The United Nations had promised to conduct a "comprehensive review" of Iraqi behavior. Baghdad hoped that would point the way to a lifting of the sanctions.
But the Security Council's letter, largely the work of the United States and Britain, avoided commitment to lifting sanctions unless Iraq complied with Security Council resolutions adopted over the past eight years. The resolutions concerned the weapons inspections and the return of Kuwaiti prisoners of war and Kuwaiti property seized after Iraq invaded Kuwait in August 1990.
Western diplomats said the letter dashed Iraqi hopes that the Security Council would ease up on its demands.
The last major U.S. military buildup in the Persian Gulf was in February, when Iraq refused to allow freedom of movement by U.N. weapons inspectors. Military strikes were averted at the 11th hour by U.N. Secretary General Kofi Annan, who negotiated a memorandum of understanding with the Iraqi leadership.
"This is the unraveling" of the memorandum, said Terence Taylor, assistant director of the International Institute for Strategic Studies in London. "Tough decisions need to be taken now in Washington and London."
Senior U.S. officials say the United States, having shown restraint last winter and in August, has rebuilt support for a strong stand against Iraq among countries that had been inclined to sympathize with Baghdad.
The officials say Arab governments, including the oil-rich gulf states protected by the United States, can no longer use a stalled Middle East peace process as an excuse for not supporting tough action against Iraq.

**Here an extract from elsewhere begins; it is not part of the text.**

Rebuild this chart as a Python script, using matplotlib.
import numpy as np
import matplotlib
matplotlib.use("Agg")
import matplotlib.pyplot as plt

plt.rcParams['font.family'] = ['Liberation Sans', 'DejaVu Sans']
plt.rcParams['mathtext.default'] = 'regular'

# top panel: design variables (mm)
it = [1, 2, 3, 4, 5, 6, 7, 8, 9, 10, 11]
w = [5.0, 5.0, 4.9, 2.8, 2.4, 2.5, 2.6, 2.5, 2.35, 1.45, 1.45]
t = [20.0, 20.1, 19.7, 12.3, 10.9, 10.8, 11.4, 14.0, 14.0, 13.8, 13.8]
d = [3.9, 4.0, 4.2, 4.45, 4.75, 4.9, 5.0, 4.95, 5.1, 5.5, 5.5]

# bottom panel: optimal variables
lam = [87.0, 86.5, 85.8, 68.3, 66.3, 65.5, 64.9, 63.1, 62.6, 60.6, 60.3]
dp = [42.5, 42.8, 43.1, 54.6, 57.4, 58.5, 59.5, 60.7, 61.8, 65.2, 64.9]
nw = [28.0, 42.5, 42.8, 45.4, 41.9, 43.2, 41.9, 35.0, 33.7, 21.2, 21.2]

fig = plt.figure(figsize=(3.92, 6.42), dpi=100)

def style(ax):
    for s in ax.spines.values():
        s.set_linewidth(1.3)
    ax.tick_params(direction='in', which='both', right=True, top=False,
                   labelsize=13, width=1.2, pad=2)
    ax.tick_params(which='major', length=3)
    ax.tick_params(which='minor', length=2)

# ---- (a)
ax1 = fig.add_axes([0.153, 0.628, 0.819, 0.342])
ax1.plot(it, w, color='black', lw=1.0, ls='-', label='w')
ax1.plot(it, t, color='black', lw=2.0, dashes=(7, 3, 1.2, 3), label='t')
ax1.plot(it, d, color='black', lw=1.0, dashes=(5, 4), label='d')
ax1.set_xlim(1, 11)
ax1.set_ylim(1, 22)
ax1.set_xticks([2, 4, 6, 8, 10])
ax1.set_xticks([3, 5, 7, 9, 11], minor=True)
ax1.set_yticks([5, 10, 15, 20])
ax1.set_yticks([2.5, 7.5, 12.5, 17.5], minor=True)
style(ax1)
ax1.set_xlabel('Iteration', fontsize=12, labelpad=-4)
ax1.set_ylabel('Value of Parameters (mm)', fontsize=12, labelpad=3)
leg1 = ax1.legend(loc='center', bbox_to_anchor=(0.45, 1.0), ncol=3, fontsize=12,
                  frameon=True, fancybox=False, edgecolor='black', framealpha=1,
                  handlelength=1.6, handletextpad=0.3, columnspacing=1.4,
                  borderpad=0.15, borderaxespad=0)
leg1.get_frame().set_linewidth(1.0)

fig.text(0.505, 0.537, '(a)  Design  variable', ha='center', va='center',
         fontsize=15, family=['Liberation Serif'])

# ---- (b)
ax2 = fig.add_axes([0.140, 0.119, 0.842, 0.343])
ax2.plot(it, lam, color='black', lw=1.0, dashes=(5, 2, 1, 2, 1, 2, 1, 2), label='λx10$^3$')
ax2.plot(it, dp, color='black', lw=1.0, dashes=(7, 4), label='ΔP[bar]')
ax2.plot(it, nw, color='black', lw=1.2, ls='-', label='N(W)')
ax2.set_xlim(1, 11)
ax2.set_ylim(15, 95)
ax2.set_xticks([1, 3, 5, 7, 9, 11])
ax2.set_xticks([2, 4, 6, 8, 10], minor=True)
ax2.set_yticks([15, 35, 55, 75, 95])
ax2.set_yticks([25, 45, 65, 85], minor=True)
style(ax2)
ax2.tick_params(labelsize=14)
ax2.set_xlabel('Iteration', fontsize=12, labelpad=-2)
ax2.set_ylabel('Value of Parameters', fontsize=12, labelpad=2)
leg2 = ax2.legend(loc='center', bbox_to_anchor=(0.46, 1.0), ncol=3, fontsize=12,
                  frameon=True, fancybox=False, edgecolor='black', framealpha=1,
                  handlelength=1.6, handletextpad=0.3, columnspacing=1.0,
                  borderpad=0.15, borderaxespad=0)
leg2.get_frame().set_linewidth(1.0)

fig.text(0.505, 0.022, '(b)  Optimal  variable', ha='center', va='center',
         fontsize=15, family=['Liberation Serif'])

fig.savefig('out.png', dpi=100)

Two weeks ago, President Clinton was host to a nine-day summit on the Eastern Shore that resulted in a major interim accord between Israeli Prime Minister Benjamin Netanyahu and Palestinian Authority Chairman Yasser Arafat. The agreement got the peace process back on track.
The United States has 29,000 troops in the gulf area, along with 172 aircraft, the aircraft carrier USS Eisenhower and 20 other ships. Seven of the ships can launch cruise missiles.